Called "Paiwand," which means "connection" in the local Dari language, the event is slated for September 22-23 in the capital Kabul.
"Paiwand is a grassroots effort ... to come together and talk about how social media has been used and how it can be used, especially for social good in Afghanistan," said Eileen Guo, the director of Impassion Afghanistan, which organized the event.
"We are trying to support a small but growing community of social media users in Afghanistan."
While the internet penetration is only 3.5 per cent, there are some 18 million mobile phone users in the desperately impoverished country of 27 million.
Last year, Afghanistan introduced 3G mobile internet. Four companies now provide the service.
Some 30 Afghans will speak on topics such as entrepreneurship, social activism, governance and transparency, as well as the upcoming presidential elections slated for April.
Guo said the summit will include a panel discussion with several potential candidates "to speak about the importance of social media in the upcoming polls."
In the 2009 presidential election, technocrat candidate Ashraf Ghani made headlines for having a social media consultant working on his campaign.
"This time, everyone has their own social media campaign. Everyone is getting on Facebook and Twitter," Guo said.

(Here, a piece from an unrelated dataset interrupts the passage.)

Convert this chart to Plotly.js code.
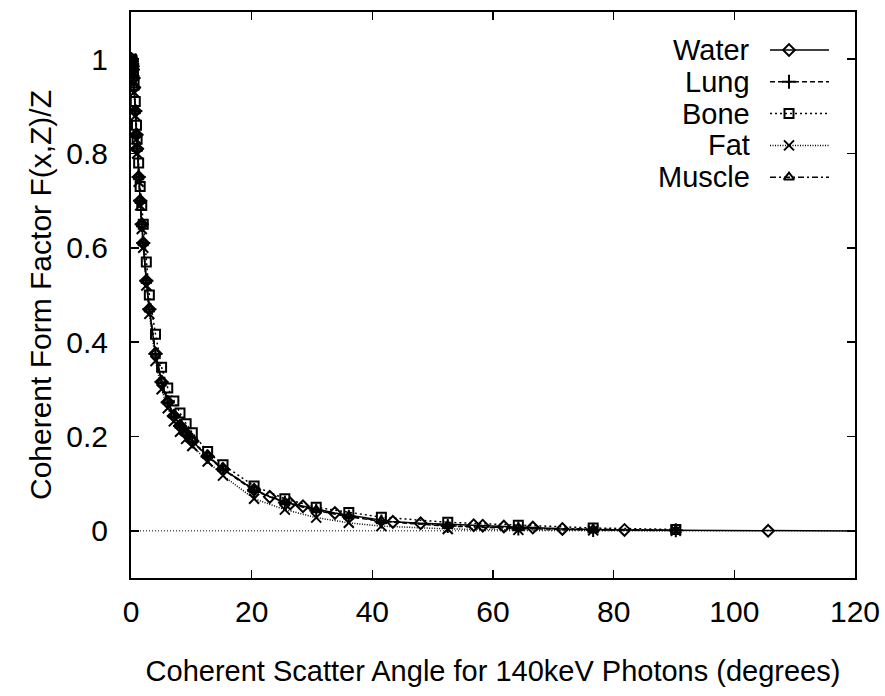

"We also want to change the global perception of Afghanistan," she said. "This is not the country you think of when you talk about social media, technology, innovation. But there are some really interesting things going on here."

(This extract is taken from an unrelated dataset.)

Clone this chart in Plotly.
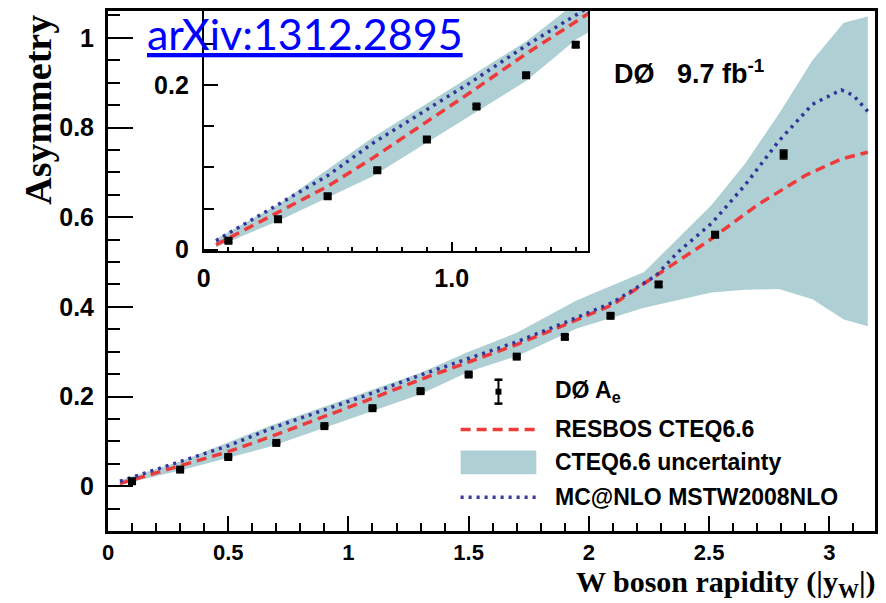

With eight million students in school, and upper mobility increasing, more people are getting connected, Guo said.
"This is the right time to start the social media culture to promote the usage of social media."
In Afghan cities, social media is extremely popular and has increasingly become a forum for young people to voice their opinions publicly.
Afghanistan reportedly has some 700,000 Facebook users. Many have started their own social and political campaigns on the site.
Photos and information are often shared on social media before they reach newsrooms, and there have been instances when Afghans were held accountable for their crimes via the websites.
In one case, a video of a policeman being beaten up on a Kabul street by the guards of an Afghan strongman was uploaded to YouTube and shared extensively on Facebook, forcing the government to take action against the perpetrators.
Last week, a video of an Afghan man being tortured by soldiers on suspicion of being a member of the Taliban prompted the security authorities to investigate.
The Taliban too are becoming tech-savvy. In rural areas, they use Bluetooth wireless technology to disseminate their propaganda materials.
During their rule between 1996 and 2001, the Taliban were vehemently against technology, including television, which was officially banned.
Now the insurgent movement, which has been fighting Kabul and NATO forces since 2001, use websites and social media forums to try and attract young people.